Work instructions
Retype only the lines running from the beginning of the entries below to the line with "minimum width=215pt, minimum", both included. Do not include pictures.

Supplied information

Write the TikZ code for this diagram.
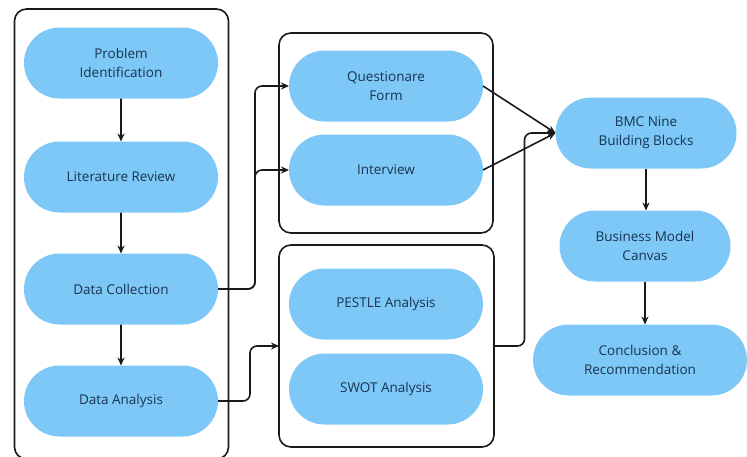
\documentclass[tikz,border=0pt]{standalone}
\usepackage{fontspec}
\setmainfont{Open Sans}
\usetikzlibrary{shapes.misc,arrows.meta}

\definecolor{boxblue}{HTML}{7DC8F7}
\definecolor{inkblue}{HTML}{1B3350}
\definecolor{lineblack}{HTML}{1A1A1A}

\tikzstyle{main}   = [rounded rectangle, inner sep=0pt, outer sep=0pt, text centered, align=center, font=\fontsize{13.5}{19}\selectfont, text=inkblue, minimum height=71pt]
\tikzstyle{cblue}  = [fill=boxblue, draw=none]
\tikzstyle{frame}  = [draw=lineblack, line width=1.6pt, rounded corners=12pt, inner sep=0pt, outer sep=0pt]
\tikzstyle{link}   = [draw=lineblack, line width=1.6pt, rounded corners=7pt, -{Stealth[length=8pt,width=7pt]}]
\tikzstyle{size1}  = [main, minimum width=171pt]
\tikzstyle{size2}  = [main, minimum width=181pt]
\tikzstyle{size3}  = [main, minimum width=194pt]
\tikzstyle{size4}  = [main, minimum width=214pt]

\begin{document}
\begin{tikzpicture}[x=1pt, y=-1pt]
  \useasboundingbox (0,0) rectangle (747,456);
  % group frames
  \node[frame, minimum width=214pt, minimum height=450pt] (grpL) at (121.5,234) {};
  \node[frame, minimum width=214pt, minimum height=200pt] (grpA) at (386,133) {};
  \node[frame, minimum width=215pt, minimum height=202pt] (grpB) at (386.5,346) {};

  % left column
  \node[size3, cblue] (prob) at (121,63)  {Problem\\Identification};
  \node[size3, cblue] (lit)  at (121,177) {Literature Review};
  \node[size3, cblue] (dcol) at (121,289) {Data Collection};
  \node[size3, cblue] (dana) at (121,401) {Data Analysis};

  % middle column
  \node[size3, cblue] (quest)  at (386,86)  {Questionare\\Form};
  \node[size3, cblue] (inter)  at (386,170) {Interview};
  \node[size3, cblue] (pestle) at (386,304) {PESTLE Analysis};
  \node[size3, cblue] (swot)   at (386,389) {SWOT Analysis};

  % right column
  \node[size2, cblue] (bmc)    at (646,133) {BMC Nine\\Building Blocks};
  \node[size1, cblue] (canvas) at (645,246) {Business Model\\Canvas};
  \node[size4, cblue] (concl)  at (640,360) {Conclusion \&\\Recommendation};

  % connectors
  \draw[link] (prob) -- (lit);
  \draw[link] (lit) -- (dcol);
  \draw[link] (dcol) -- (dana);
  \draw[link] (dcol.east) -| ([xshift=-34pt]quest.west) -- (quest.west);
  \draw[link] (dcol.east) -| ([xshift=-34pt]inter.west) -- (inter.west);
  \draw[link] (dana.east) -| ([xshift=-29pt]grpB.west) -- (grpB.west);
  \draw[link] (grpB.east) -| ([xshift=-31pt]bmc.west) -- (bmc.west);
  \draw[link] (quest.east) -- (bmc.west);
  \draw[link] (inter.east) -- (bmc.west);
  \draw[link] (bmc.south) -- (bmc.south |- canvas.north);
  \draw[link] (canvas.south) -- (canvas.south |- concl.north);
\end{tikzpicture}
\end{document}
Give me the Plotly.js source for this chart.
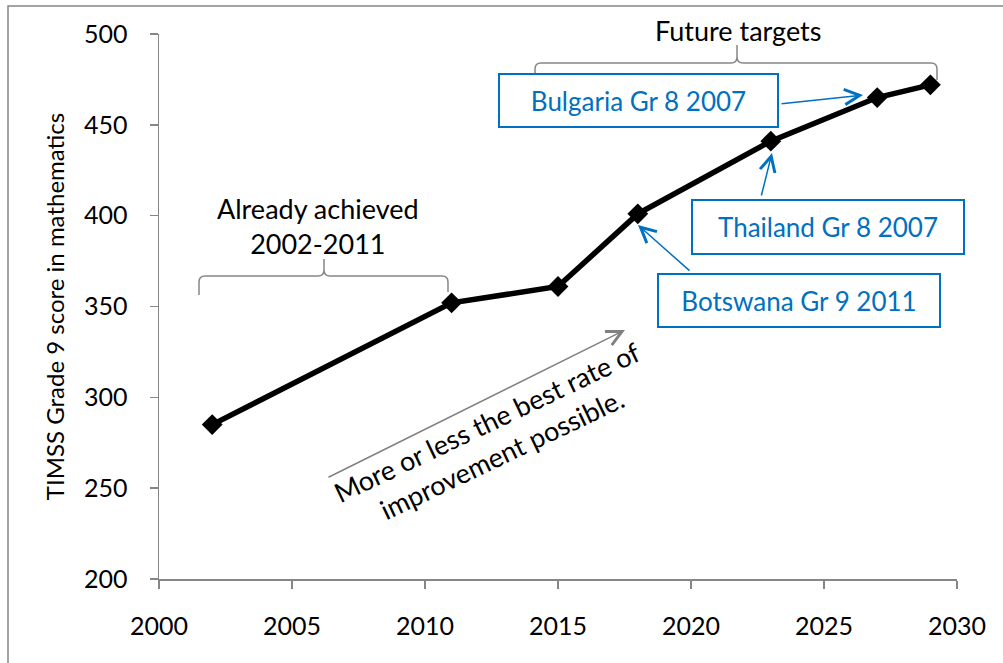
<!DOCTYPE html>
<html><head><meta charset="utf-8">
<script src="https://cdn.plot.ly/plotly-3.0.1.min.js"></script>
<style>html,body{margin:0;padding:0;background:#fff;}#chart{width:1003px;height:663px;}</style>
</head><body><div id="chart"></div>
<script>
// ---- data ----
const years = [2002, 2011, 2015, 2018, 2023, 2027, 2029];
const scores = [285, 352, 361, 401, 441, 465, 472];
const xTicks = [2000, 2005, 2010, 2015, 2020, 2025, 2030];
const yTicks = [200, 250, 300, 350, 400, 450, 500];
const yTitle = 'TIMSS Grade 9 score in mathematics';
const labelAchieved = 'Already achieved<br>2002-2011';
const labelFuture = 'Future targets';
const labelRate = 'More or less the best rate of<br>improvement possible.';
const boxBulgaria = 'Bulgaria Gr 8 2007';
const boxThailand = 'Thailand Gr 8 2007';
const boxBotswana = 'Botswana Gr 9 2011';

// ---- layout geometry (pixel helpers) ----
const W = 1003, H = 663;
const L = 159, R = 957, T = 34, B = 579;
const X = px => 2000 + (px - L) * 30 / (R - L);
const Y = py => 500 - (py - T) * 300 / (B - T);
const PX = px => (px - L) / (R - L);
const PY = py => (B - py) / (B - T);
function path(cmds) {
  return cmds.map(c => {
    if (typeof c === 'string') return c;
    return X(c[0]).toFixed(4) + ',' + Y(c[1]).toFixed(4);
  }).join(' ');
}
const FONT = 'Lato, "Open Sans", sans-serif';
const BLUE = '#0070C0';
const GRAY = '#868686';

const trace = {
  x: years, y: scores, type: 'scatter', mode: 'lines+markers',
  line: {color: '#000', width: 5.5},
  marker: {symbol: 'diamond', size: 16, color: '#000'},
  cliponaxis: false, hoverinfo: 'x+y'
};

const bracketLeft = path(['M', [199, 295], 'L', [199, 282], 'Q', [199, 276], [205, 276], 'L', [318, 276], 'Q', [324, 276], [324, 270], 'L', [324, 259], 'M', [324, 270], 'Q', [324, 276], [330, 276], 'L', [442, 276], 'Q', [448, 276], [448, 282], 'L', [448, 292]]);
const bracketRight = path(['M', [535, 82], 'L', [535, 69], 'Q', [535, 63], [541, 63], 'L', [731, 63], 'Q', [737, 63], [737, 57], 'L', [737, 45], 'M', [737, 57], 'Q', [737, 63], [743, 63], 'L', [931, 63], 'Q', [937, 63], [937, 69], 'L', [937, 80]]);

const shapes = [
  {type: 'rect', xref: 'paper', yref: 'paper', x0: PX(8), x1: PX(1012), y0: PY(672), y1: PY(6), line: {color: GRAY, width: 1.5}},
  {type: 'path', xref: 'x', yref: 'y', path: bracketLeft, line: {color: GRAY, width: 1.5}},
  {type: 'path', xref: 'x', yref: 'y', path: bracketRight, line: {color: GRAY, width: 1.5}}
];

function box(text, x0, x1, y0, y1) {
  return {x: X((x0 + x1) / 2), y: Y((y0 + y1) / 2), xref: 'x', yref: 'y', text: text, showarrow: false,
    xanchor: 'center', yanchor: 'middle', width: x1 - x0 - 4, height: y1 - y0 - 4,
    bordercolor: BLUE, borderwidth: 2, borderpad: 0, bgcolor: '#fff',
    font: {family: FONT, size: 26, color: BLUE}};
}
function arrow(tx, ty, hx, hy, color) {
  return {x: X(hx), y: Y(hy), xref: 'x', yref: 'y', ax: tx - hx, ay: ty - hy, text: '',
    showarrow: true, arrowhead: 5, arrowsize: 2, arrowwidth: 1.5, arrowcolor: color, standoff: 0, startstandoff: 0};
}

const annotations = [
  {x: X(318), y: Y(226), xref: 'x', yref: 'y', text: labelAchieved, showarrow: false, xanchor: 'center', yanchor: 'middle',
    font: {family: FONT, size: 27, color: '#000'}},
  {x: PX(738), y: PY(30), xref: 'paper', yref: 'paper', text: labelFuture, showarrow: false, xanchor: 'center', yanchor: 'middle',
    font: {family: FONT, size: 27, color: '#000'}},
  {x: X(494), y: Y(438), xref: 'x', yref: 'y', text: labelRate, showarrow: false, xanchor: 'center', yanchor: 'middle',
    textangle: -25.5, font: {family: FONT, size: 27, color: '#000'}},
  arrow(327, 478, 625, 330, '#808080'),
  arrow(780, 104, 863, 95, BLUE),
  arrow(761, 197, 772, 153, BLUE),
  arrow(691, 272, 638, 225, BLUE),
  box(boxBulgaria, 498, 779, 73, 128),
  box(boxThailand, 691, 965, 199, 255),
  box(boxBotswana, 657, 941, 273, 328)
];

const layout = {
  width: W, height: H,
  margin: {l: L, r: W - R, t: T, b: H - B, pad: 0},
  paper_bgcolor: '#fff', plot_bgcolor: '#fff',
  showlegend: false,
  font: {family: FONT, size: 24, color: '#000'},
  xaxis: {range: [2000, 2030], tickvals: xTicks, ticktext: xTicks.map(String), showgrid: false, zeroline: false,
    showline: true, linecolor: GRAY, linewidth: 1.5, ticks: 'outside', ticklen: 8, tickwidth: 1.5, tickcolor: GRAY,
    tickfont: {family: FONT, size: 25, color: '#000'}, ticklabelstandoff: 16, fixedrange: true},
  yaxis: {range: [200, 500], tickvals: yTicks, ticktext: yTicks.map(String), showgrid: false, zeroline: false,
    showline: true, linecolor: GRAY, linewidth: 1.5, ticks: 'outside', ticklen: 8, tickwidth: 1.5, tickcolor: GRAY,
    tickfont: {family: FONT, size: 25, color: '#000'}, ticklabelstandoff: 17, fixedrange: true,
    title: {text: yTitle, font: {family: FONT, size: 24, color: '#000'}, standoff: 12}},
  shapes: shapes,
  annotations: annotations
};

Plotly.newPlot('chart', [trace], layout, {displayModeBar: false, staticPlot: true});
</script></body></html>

The completed task
Write the TikZ code for this diagram.
\documentclass[tikz,border=0pt]{standalone}
\usepackage{fontspec}
\setmainfont{Open Sans}
\usetikzlibrary{shapes.misc,arrows.meta}

\definecolor{boxblue}{HTML}{7DC8F7}
\definecolor{inkblue}{HTML}{1B3350}
\definecolor{lineblack}{HTML}{1A1A1A}

\tikzstyle{main}   = [rounded rectangle, inner sep=0pt, outer sep=0pt, text centered, align=center, font=\fontsize{13.5}{19}\selectfont, text=inkblue, minimum height=71pt]
\tikzstyle{cblue}  = [fill=boxblue, draw=none]
\tikzstyle{frame}  = [draw=lineblack, line width=1.6pt, rounded corners=12pt, inner sep=0pt, outer sep=0pt]
\tikzstyle{link}   = [draw=lineblack, line width=1.6pt, rounded corners=7pt, -{Stealth[length=8pt,width=7pt]}]
\tikzstyle{size1}  = [main, minimum width=171pt]
\tikzstyle{size2}  = [main, minimum width=181pt]
\tikzstyle{size3}  = [main, minimum width=194pt]
\tikzstyle{size4}  = [main, minimum width=214pt]

\begin{document}
\begin{tikzpicture}[x=1pt, y=-1pt]
  \useasboundingbox (0,0) rectangle (747,456);
  % group frames
  \node[frame, minimum width=214pt, minimum height=450pt] (grpL) at (121.5,234) {};
  \node[frame, minimum width=214pt, minimum height=200pt] (grpA) at (386,133) {};
  \node[frame, minimum width=215pt, minimum height=202pt] (grpB) at (386.5,346) {};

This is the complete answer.